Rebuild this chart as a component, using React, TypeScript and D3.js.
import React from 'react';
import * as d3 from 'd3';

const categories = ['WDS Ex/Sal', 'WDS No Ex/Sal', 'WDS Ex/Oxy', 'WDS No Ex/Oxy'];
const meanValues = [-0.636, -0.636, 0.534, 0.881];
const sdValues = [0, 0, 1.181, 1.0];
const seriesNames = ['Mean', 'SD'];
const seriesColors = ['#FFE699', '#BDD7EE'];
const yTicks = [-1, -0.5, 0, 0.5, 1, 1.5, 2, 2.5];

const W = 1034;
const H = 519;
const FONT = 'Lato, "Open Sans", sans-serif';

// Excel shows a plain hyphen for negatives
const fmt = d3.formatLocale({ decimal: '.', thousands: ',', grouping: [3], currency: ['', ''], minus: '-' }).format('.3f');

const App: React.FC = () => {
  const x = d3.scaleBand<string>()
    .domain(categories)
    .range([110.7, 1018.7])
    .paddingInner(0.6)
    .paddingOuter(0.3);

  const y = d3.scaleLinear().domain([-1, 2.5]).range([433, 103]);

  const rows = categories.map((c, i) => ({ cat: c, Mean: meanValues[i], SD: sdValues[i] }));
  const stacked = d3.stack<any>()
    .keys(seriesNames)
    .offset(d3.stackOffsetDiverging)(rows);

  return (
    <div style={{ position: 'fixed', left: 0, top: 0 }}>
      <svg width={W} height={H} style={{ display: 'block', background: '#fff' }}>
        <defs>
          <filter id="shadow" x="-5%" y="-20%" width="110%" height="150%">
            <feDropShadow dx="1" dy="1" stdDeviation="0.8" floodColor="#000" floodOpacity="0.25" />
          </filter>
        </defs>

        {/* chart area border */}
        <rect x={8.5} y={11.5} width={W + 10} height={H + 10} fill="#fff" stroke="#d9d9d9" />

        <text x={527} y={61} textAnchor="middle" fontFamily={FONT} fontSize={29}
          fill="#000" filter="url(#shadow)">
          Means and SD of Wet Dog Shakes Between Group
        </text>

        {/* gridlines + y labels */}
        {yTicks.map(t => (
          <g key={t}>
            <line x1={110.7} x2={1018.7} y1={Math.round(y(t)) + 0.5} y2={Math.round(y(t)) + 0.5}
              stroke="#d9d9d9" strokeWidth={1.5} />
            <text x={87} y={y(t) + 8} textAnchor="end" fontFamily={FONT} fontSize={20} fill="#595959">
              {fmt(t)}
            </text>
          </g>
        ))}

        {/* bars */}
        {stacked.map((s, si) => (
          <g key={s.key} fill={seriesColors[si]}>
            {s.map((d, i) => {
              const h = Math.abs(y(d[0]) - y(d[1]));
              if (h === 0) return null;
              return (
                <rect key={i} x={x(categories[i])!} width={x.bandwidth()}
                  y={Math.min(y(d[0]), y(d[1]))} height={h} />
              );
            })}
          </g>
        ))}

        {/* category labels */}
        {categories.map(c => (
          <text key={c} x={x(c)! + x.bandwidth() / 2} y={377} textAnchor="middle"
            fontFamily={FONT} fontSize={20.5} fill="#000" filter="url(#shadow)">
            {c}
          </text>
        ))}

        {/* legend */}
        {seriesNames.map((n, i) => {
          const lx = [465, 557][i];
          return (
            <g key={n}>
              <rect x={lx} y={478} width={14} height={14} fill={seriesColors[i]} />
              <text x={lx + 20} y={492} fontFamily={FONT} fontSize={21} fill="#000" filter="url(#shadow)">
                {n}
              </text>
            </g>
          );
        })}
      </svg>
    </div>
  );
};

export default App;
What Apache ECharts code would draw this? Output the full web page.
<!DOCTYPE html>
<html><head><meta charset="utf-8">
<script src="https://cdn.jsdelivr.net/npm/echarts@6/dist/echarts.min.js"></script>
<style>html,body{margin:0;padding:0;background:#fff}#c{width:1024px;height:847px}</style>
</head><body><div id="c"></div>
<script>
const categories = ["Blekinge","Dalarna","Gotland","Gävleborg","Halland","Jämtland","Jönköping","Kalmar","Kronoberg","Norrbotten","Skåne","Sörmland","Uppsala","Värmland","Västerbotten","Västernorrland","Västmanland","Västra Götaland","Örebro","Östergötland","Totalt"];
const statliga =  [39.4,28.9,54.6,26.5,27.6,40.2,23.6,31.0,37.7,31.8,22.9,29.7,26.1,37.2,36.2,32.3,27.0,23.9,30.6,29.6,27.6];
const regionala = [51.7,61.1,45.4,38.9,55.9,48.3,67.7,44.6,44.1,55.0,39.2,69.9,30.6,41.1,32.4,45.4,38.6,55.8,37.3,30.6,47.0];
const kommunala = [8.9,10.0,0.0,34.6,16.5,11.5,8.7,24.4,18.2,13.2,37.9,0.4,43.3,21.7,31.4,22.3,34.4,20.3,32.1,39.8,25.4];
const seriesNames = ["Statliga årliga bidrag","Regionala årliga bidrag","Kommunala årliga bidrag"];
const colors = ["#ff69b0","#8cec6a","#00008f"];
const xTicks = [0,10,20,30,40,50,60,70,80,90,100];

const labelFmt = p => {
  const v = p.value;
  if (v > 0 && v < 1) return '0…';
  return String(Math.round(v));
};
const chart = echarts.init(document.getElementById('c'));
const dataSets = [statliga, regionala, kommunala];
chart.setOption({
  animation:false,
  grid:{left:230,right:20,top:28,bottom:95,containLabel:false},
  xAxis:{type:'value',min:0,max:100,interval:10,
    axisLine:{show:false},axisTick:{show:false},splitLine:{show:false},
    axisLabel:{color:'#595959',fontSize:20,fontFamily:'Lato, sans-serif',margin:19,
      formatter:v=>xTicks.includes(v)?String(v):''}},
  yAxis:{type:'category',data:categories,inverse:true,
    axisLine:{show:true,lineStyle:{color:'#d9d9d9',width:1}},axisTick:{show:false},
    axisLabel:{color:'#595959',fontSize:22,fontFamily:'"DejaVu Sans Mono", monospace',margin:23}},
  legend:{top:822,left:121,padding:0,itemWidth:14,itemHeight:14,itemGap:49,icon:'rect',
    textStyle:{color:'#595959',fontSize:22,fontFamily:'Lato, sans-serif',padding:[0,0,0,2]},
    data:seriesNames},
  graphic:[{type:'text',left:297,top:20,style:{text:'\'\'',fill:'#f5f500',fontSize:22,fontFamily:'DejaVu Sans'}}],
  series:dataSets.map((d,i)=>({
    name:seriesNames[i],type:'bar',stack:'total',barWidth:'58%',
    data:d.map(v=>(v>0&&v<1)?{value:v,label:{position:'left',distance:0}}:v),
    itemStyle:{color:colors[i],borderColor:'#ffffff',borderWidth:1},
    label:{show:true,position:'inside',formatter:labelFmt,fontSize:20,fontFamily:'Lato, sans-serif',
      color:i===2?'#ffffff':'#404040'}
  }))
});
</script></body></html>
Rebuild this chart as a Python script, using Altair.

____________________

== Description of the task ==
Repeat the lines from the first one in the records through the line containing "import * as d3 from 'd3';", exactly as written, and nothing else.

== Solution to the problem ==
Rebuild this chart as a component, using React, TypeScript and D3.js.
import React from 'react';
import * as d3 from 'd3';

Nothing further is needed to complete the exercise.